Ainda assim, segundo uma outra fonte, os dois conversaram sobre assuntos do momento como a tensão entre os Poderes. Esse encontro fez parte da estratégia de ampliar o leque de acesso à cúpula militar do país em meio ao tensionamento político, disse essa fonte.
Posteriormente, ao promover um jantar em sua casa em mais uma rodada de conversas envolvendo ministros do Supremo como Gilmar Mendes, Alexandre de Moraes, e Ricardo Lewandowski, além do presidente do Senado e senadores, Katia Abreu fez um breve relato do encontro com o ministro da Defesa. Rodrigo Pacheco, por sua vez, comunicou aos presentes a sua atuação: "Não deixarei o Supremo isolado", disse ele aos ministros do STF, relatou uma das fontes.
A constatação do grupo é que é preciso, além de ampliar as conversas com o meio militar, integrar outros ministros do STF nas discussões, segundo essa fonte.
ESTRATÉGIA
A despeito dessa movimentação do grupo, Bolsonaro já definiu como estratégia eleitoral manter a pressão sobre a cúpula do Judiciário e lançar suspeitas de fraudes sobre as urnas eletrônicas até as eleições, segundo uma fonte do comitê de campanha do presidente. A avaliação é que o discurso mantém a militância unida e ainda lança dúvidas no eleitorado indeciso, tentando atraí-lo.

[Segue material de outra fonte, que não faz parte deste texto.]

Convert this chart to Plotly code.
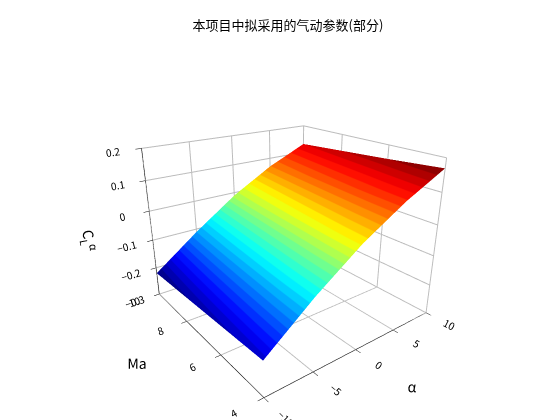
import numpy as np
import plotly.graph_objects as go

alpha = [-10, -5, 0, 5, 10]
mach = [4, 5, 6, 7, 8, 9, 10]
# C_L^alpha, rows = Ma, cols = alpha
cl_alpha = [
    [-0.19, -0.075, 0.025, 0.105, 0.170],
    [-0.195, -0.080, 0.020, 0.100, 0.163],
    [-0.200, -0.086, 0.014, 0.094, 0.156],
    [-0.205, -0.092, 0.008, 0.088, 0.150],
    [-0.210, -0.098, 0.002, 0.082, 0.144],
    [-0.215, -0.104, -0.004, 0.076, 0.138],
    [-0.220, -0.110, -0.010, 0.070, 0.132],
]

# banded jet colorscale
jet = [(0, 0, 0.5), (0, 0, 1), (0, 1, 1), (1, 1, 0), (1, 0, 0), (0.5, 0, 0)]
pos = [0, 0.125, 0.375, 0.625, 0.875, 1]
n = 32
cs = []
for i in range(n):
    t = (i + 0.5) / n
    c = [np.interp(t, pos, [p[k] for p in jet]) for k in range(3)]
    col = "rgb(%d,%d,%d)" % tuple(int(v * 255) for v in c)
    cs.append([i / n, col])
    cs.append([(i + 1) / n, col])

fig = go.Figure(go.Surface(
    x=alpha, y=mach, z=cl_alpha, colorscale=cs, showscale=False,
    lighting=dict(ambient=1, diffuse=0, specular=0, roughness=1, fresnel=0),
    contours=dict(x=dict(highlight=False), y=dict(highlight=False), z=dict(highlight=False)),
))

ax = dict(showgrid=True, gridcolor="#bbb", showbackground=False,
          linecolor="black", showline=True, ticks="outside", tickcolor="black",
          tickfont=dict(size=11, color="black"), zeroline=False)
fig.update_layout(
    width=560, height=420, paper_bgcolor="white",
    margin=dict(l=0, r=0, t=30, b=0),
    font=dict(family="Noto Sans CJK SC, DejaVu Sans", color="black"),
    title=dict(text="本项目中拟采用的气动参数(部分)", x=0.5, y=0.97, font=dict(size=13)),
    scene=dict(
        xaxis=dict(ax, title="α", range=[-10, 10], tickvals=[-10, -5, 0, 5, 10]),
        yaxis=dict(ax, title="Ma", range=[4, 10], tickvals=[4, 6, 8, 10]),
        zaxis=dict(ax, title="C<sub>L</sub><sup>α</sup>", range=[-0.3, 0.2],
                   tickvals=[-0.3, -0.2, -0.1, 0, 0.1, 0.2]),
        aspectmode="manual", aspectratio=dict(x=1, y=1, z=0.8),
        camera=dict(eye=dict(x=-1.3, y=-1.7, z=0.9)),
    ),
)
fig.write_html("out.html")
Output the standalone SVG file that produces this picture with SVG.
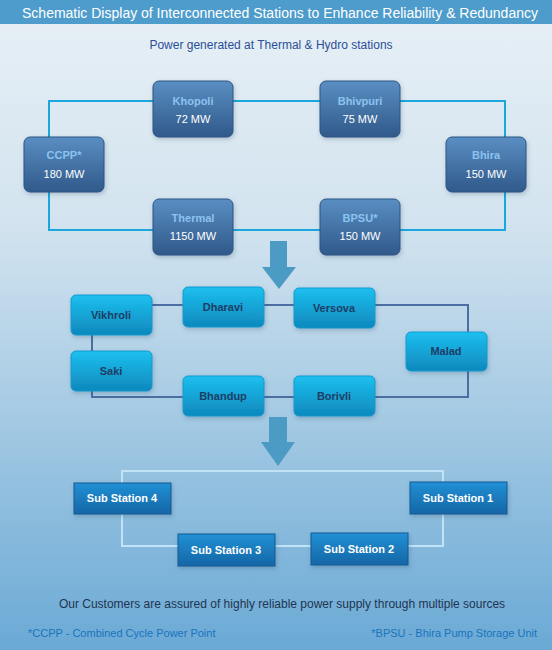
<svg xmlns="http://www.w3.org/2000/svg" width="552" height="650" viewBox="0 0 552 650">
<defs>
<linearGradient id="bg" x1="0" y1="0" x2="0" y2="1">
<stop offset="0" stop-color="#e8f0f6"/>
<stop offset="0.35" stop-color="#d2e3ef"/>
<stop offset="0.65" stop-color="#a3c9e3"/>
<stop offset="1" stop-color="#6aa9d5"/>
</linearGradient>
<linearGradient id="gTop" x1="0" y1="0" x2="0" y2="1">
<stop offset="0" stop-color="#5a8ec3"/>
<stop offset="1" stop-color="#30598a"/>
</linearGradient>
<linearGradient id="gMid" x1="0" y1="0" x2="0" y2="1">
<stop offset="0" stop-color="#1cc0ef"/>
<stop offset="1" stop-color="#0f88bd"/>
</linearGradient>
<linearGradient id="gSub" x1="0" y1="0" x2="0" y2="1">
<stop offset="0" stop-color="#2190d5"/>
<stop offset="1" stop-color="#1566a6"/>
</linearGradient>
<filter id="sh" x="-20%" y="-20%" width="140%" height="150%">
<feDropShadow dx="1" dy="2" stdDeviation="2" flood-color="#1a3a5a" flood-opacity="0.25"/>
</filter>
</defs>
<style>
text{font-family:"Liberation Sans",Arial,sans-serif;text-anchor:middle}
.top rect{fill:url(#gTop);stroke:#2d5584;stroke-width:1;filter:url(#sh)}
.top .n{fill:#8cc3ee;font-size:11px;font-weight:bold}
.top .v{fill:#ffffff;font-size:11px}
.mid rect{fill:url(#gMid);stroke:#1499cf;stroke-width:1;filter:url(#sh)}
.mid text{fill:#1d3e66;font-size:11px;font-weight:bold}
.sub rect{fill:url(#gSub);stroke:#125a93;stroke-width:1;filter:url(#sh)}
.sub text{fill:#ffffff;font-size:11px;font-weight:bold}
.arrow{fill:#4b9bc5}
</style>
<rect x="0" y="0" width="552" height="650" fill="url(#bg)"/>
<rect x="0" y="0" width="552" height="24" fill="#4d9ccc"/>
<text x="280" y="18" fill="#ffffff" style="font-size:14px">Schematic Display of Interconnected Stations to Enhance Reliability &amp; Redundancy</text>
<text x="271" y="49" fill="#2b4f98" style="font-size:12px">Power generated at Thermal &amp; Hydro stations</text>

<g id="connectors">
<rect x="49" y="101" width="456" height="129" fill="none" stroke="#1ba7de" stroke-width="2"/>
<path d="M152 305 H468 V397 H92 V305" fill="none" stroke="#4a6fa0" stroke-width="2"/>
<rect x="122" y="471" width="321" height="75" fill="none" stroke="#c2e2f7" stroke-width="2"/>
<path class="arrow" d="M270 241 H287 V267 H296 L279 289 L262 267 H270 Z"/>
<path class="arrow" d="M269 417 H287 V442 H295 L278 466 L261 442 H269 Z"/>
</g>

<g id="khopoli" class="top"><rect x="153" y="81" width="80" height="56" rx="6"/><text class="n" x="193" y="105">Khopoli</text><text class="v" x="193" y="123">72 MW</text></g>
<g id="bhivpuri" class="top"><rect x="320" y="81" width="80" height="56" rx="6"/><text class="n" x="360" y="105">Bhivpuri</text><text class="v" x="360" y="123">75 MW</text></g>
<g id="ccpp" class="top"><rect x="24" y="137" width="80" height="55" rx="6"/><text class="n" x="64" y="159">CCPP*</text><text class="v" x="64" y="178">180 MW</text></g>
<g id="bhira" class="top"><rect x="446" y="137" width="80" height="55" rx="6"/><text class="n" x="486" y="159">Bhira</text><text class="v" x="486" y="178">150 MW</text></g>
<g id="thermal" class="top"><rect x="153" y="199" width="80" height="56" rx="6"/><text class="n" x="193" y="222">Thermal</text><text class="v" x="193" y="240">1150 MW</text></g>
<g id="bpsu" class="top"><rect x="320" y="199" width="80" height="56" rx="6"/><text class="n" x="360" y="222">BPSU*</text><text class="v" x="360" y="240">150 MW</text></g>

<g id="vikhroli" class="mid"><rect x="71" y="295" width="81" height="40" rx="5"/><text x="111" y="319">Vikhroli</text></g>
<g id="dharavi" class="mid"><rect x="183" y="287" width="81" height="40" rx="5"/><text x="223" y="311">Dharavi</text></g>
<g id="versova" class="mid"><rect x="294" y="288" width="81" height="40" rx="5"/><text x="334" y="312">Versova</text></g>
<g id="malad" class="mid"><rect x="406" y="332" width="81" height="39" rx="5"/><text x="446" y="355">Malad</text></g>
<g id="saki" class="mid"><rect x="71" y="351" width="81" height="40" rx="5"/><text x="111" y="375">Saki</text></g>
<g id="bhandup" class="mid"><rect x="183" y="376" width="81" height="40" rx="5"/><text x="223" y="400">Bhandup</text></g>
<g id="borivli" class="mid"><rect x="294" y="376" width="81" height="40" rx="5"/><text x="334" y="400">Borivli</text></g>

<g id="sub4" class="sub"><rect x="74" y="483" width="97" height="31"/><text x="122" y="502">Sub Station 4</text></g>
<g id="sub1" class="sub"><rect x="410" y="482" width="97" height="32"/><text x="458" y="502">Sub Station 1</text></g>
<g id="sub3" class="sub"><rect x="178" y="534" width="97" height="32"/><text x="226" y="554">Sub Station 3</text></g>
<g id="sub2" class="sub"><rect x="311" y="533" width="97" height="32"/><text x="359" y="553">Sub Station 2</text></g>

<text x="282" y="608" fill="#1f3450" style="font-size:12px">Our Customers are assured of highly reliable power supply through multiple sources</text>
<text x="28" y="637" fill="#1a74bd" style="font-size:11px;text-anchor:start">*CCPP - Combined Cycle Power Point</text>
<text x="537" y="637" fill="#1a74bd" style="font-size:11px;text-anchor:end">*BPSU - Bhira Pump Storage Unit</text>
</svg>
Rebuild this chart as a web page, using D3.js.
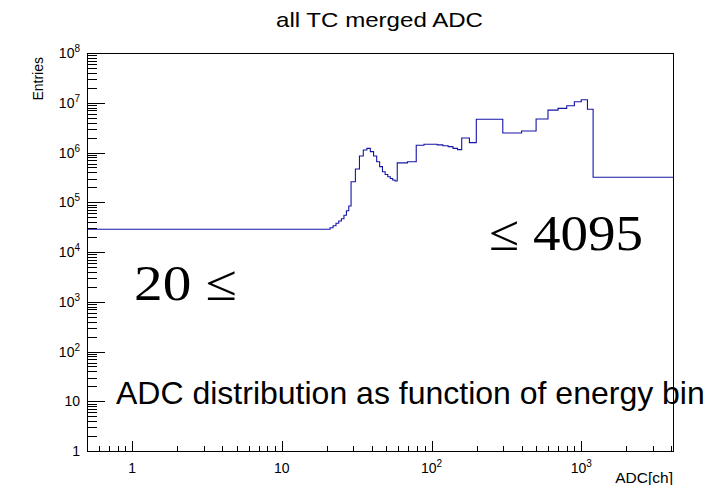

Apesar da contestação sobre o sistema eleitoral, entretanto, não haverá qualquer iniciativa do presidente de usar os militares para um golpe em caso de vitória do ex-presidente Luiz Inácio Lula da Silva, favorito nas pesquisas, na eleição de outubro, de acordo com a fonte.
O senador Flávio Bolsonaro (PL-RJ), primogênito do presidente e um dos coordenadores de campanha, reuniu-se recentemente com Gilmar Mendes e, apesar de levar a ele as críticas à atuação do Judiciário, garantiu que não haverá um golpe, segundo a mesma fonte.
CENÁRIOS
Na cúpula do Judiciário, segundo três fontes, a avaliação é que haverá contestação de Bolsonaro ao resultado eleitoral caso derrotado. Uma delas disse que, no cenário de uma vitória apertada de Lula, é esperado que haja atos contra o TSE. Por isso, segundo essa fonte, a segurança do Tribunal e do Supremo continuará em estado permanente de vigilância até a conclusão do processo eleitoral.
Por outro lado, de acordo com outra fonte, uma vitória de Bolsonaro o deixará mais forte, ao passo em que haverá um enfraquecimento ainda maior dos Poderes.
"Ele vai deixar as instituições em frangalhos", disse essa fonte.